Uncovering Opportunities for National Automotive Industry at the Regional Stage


As the biggest automotive market as well as an automotive production base in South-east Asia (Asean), Indonesia has the chance to increase its export considerably. Since 2014, Indonesia has been named South-east Asia’s largest automotive market. This occurred when Thailand’s four-wheeler sales stagnated due to its political turmoil. Indonesia’s domestic sales at that time reached 1.2 million units, representing 37.9% of Asean’s overall market of 3.19 million units. The country managed to hold the position until the end of last year. Although the total market volume declined, Indonesia’s domestic autosales were 940,360 units as of November 2019, accounting for 29.9% of Asean total sales of 3.14 million units, according to data from Asean Automotive Federation (AAF). 

Asean’s third biggest markets – Indonesia, Malaysia and Thailand – interestingly stagnated. Although Thailand’s domestic sales had gradually recovered, the figure was still around 1 million units annually. So did Indonesia, whose domestic market had shrunk since 2014 to reach 1.15 million units in 2018. Malaysia performed worse than its two peers, with sales still totaling 600,000 units in 2014, but then plunging to 570,000 units. 

Other Asean countries, such as Vietnam, the Philippines, and Myamar, apparently booked high growth in sales. In 2018 Vietnam’s domestic sales were 288,680 units, up 13%, although its market could only take up 133,580 units in 2014. The Philippines also posted a similar growth rate of 10% on average in the past five years, reaching 357,410 units. Myanmar also followed the same upward trend despite being on the different level. 

The situation indicates the saturation in the regional automotive market. Fortunately, the stagnation in Indonesia’s automotive market has not affected the growth of its local car production. In 2018 its overall production rose by 9.5% to 1.34 million units, whereas the figure declined by 4.6% to 1.18 million units in January-November 2019. This means export by domestic manufacturers accelerated. Since 2015 Indonesia’s annual export of completely-built up (CBU) vehicles has been approximately 200,000 units, and last year, the figure surged to 310,000 units. 

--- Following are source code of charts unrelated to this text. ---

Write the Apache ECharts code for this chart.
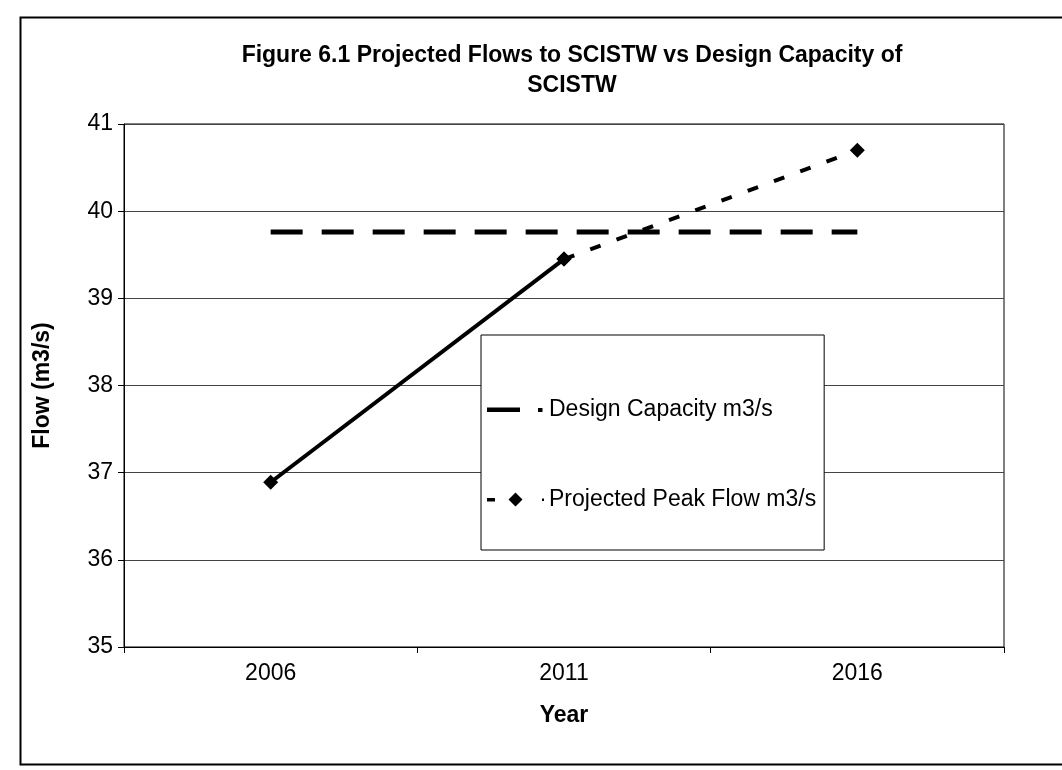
<!DOCTYPE html>
<html lang="en">
<head>
  <meta charset="utf-8"/>
  <title>Figure 6.1 Projected Flows to SCISTW</title>
  <script src="https://cdn.jsdelivr.net/npm/echarts@6/dist/echarts.min.js"></script>
  <style>
    html, body { margin: 0; padding: 0; background: #fff; }
    #chart { width: 1062px; height: 770px; }
  </style>
</head>
<body>
<div id="chart"></div>
<script>
  // data
  var years = ['2006', '2011', '2016'];
  var designCapacity = [39.76, 39.76, 39.76];
  var peakFlow = [36.89, 39.45, 40.70];
  var yTicks = [35, 36, 37, 38, 39, 40, 41];

  // 2006 -> 2011 is drawn solid, 2011 -> 2016 dashed (projection)
  var peakSolid = peakFlow.map(function (v, i) { return i <= 1 ? v : '-'; });
  var peakDashed = peakFlow.map(function (v, i) { return i >= 1 ? v : '-'; });

  // legend icons like the old spreadsheet legend (61 x 22 box, corner dots keep the scale)
  var box = 'M0,0 L0.01,0 L0.01,0.01 Z M61,22 L60.99,22 L60.99,21.99 Z ';
  var designIcon = 'path://' + box + 'M4,9 L37,9 L37,13.5 L4,13.5 Z M55,9.5 L59.5,9.5 L59.5,13.5 L55,13.5 Z';
  var peakIcon = 'path://' + box + 'M4,9.5 L12,9.5 L12,13 L4,13 Z M32.5,4 L39.5,11 L32.5,18 L25.5,11 Z M59,10 L61,10 L61,12.5 L59,12.5 Z';

  var font = 'Liberation Sans, Arial, sans-serif';
  var chart = echarts.init(document.getElementById('chart'));

  var option = {
    backgroundColor: '#fff',
    animation: false,
    graphic: [{
      type: 'rect',
      left: 18, top: 15,
      shape: { width: 1100, height: 747 },
      style: { fill: 'none', stroke: '#000', lineWidth: 2 }
    }],
    title: {
      text: 'Figure 6.1 Projected Flows to SCISTW vs Design Capacity of\nSCISTW',
      left: 567,
      top: 36,
      textAlign: 'center',
      textStyle: { fontFamily: font, fontSize: 23, fontWeight: 'bold', color: '#000', lineHeight: 30 }
    },
    legend: {
      orient: 'vertical',
      left: 481,
      top: 335,
      padding: [63, 8, 39, 2],
      itemGap: 67,
      itemWidth: 61,
      itemHeight: 22,
      borderColor: '#000',
      borderWidth: 1,
      backgroundColor: '#fff',
      data: [
        { name: 'Design Capacity m3/s', icon: designIcon },
        { name: 'Projected Peak Flow m3/s', icon: peakIcon }
      ],
      textStyle: { fontFamily: font, fontSize: 23, color: '#000' }
    },
    grid: {
      left: 124, right: 58, top: 124, bottom: 123,
      show: true, borderColor: '#000', borderWidth: 1
    },
    xAxis: {
      type: 'category',
      data: years,
      boundaryGap: true,
      name: 'Year',
      nameLocation: 'middle',
      nameGap: 57,
      nameTextStyle: { fontFamily: font, fontSize: 23, fontWeight: 'bold', color: '#000' },
      axisLine: { lineStyle: { color: '#000', width: 1 } },
      axisTick: { show: true, length: 6, lineStyle: { color: '#000' } },
      axisLabel: { fontFamily: font, fontSize: 23, color: '#000', margin: 15 }
    },
    yAxis: {
      type: 'value',
      min: yTicks[0],
      max: yTicks[yTicks.length - 1],
      interval: 1,
      name: 'Flow (m3/s)',
      nameLocation: 'middle',
      nameRotate: 90,
      nameGap: 70,
      nameTextStyle: { fontFamily: font, fontSize: 23, fontWeight: 'bold', color: '#000' },
      axisLine: { show: true, lineStyle: { color: '#000', width: 1 } },
      axisTick: { show: true, length: 6, lineStyle: { color: '#000' } },
      axisLabel: { fontFamily: font, fontSize: 23, color: '#000', margin: 11 },
      splitLine: { show: true, lineStyle: { color: '#444', width: 1 } }
    },
    series: [
      {
        name: 'Design Capacity m3/s',
        type: 'line',
        data: designCapacity,
        symbol: 'none',
        lineStyle: { color: '#000', width: 5, type: [32, 19] },
        itemStyle: { color: '#000' },
        z: 2
      },
      {
        name: 'Projected Peak Flow (existing)',
        type: 'line',
        data: peakSolid,
        symbol: 'diamond',
        symbolSize: 15,
        lineStyle: { color: '#000', width: 4, type: 'solid' },
        itemStyle: { color: '#000' },
        z: 3
      },
      {
        name: 'Projected Peak Flow m3/s',
        type: 'line',
        data: peakDashed,
        symbol: 'diamond',
        symbolSize: 15,
        lineStyle: { color: '#000', width: 4, type: [11, 17] },
        itemStyle: { color: '#000' },
        z: 3
      }
    ]
  };

  chart.setOption(option);
</script>
</body>
</html>
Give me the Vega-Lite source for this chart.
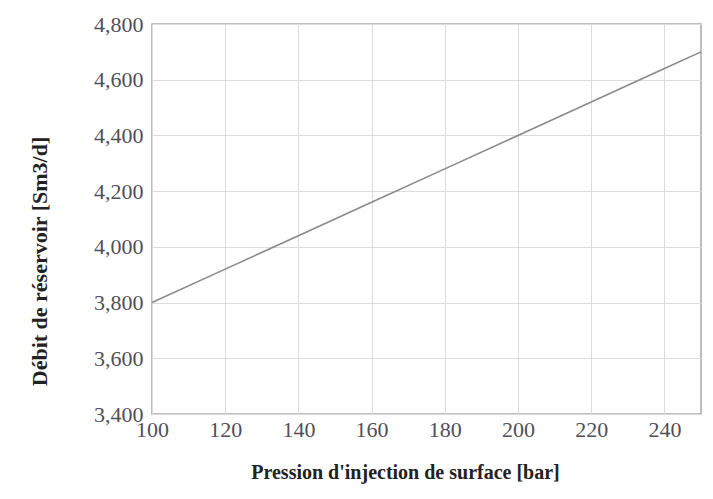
{
  "$schema": "https://vega.github.io/schema/vega-lite/v6.json",
  "width": 549,
  "height": 390,
  "autosize": {"type": "none"},
  "padding": {"left": 152, "top": 24, "right": 12, "bottom": 85},
  "background": "white",
  "data": {"values": [
    {"p": 100, "q": 3800},
    {"p": 120, "q": 3920},
    {"p": 140, "q": 4040},
    {"p": 160, "q": 4160},
    {"p": 180, "q": 4280},
    {"p": 200, "q": 4400},
    {"p": 220, "q": 4520},
    {"p": 240, "q": 4640},
    {"p": 250, "q": 4700}
  ]},
  "mark": {"type": "line", "color": "#8a8a8a", "strokeWidth": 1.6},
  "encoding": {
    "x": {
      "field": "p", "type": "quantitative",
      "scale": {"domain": [100, 250], "nice": false, "zero": false},
      "axis": {
        "values": [100, 120, 140, 160, 180, 200, 220, 240],
        "title": "Pression d'injection de surface [bar]",
        "titleFontSize": 20,
        "titleX": 253, "titleY": 58, "titleBaseline": "middle",
        "labelPadding": 5
      }
    },
    "y": {
      "field": "q", "type": "quantitative",
      "scale": {"domain": [3400, 4800], "nice": false, "zero": false},
      "axis": {
        "values": [3400, 3600, 3800, 4000, 4200, 4400, 4600, 4800],
        "format": ",d",
        "title": "Débit de réservoir  [Sm3/d]",
        "titleFontSize": 22,
        "titleX": -113, "titleY": 237, "titleAngle": -90, "titleBaseline": "middle", "titleAlign": "center",
        "labelPadding": 9
      }
    }
  },
  "config": {
    "view": {"stroke": "#a8a8a8", "strokeWidth": 1.5},
    "axis": {
      "domain": false,
      "ticks": false,
      "grid": true,
      "gridColor": "#dcdcdc",
      "gridWidth": 1,
      "labelFlush": false,
      "labelOverlap": false,
      "labelFont": "Liberation Serif",
      "labelFontSize": 22,
      "labelColor": "#505058",
      "titleFont": "Liberation Serif",
      "titleFontWeight": "bold",
      "titleColor": "#222222"
    }
  }
}
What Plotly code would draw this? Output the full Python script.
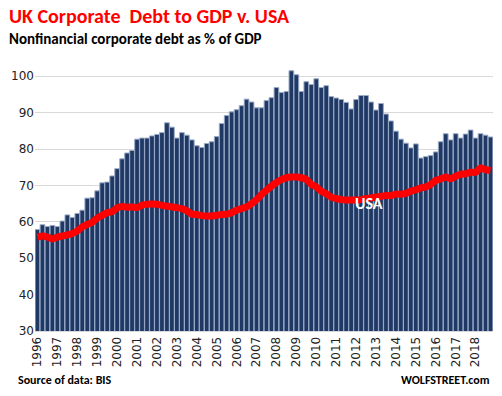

Toyota and its group Indonesia has always tried to play an active role in export. Until the end of last year, Toyota’s CBU vehicles contributed about 64% to Indonesia’s overall CBU vehicles. However, the company had to ride on a bumpy road to achieve its export performance. Various factors from global economic situation to protectionist policies by export destinations prevented the country from attaining maximal export performance. 

Indonesia’s nearest and biggest export market is Asean. As the country with the largest market in Asean, it should grab a greater slice in the region. Moreover, Asean signed a free trade area agreement long time ago. Nevertheless, Indonesia’s export to Asean often faces obstacles in its neighbours. 

One of the most unsettling incidents was that Indonesia’s automotive export was hindered by non-tarrif barriers in one of its export destinations. In free trade rules, a unilateral rule imposed by another country can be minimalised by common reference of standards. The mechanism is better known as Mutual Recognition Arrangement (MRA). Under the MRA, the free trade regime works as rules amongst the participating countries and standards are harmonized. With the framework, it is expected that non-tariff barriers will no longer hamper trade in a region because the MRA will eventually bring mutual benefits to all participating parties.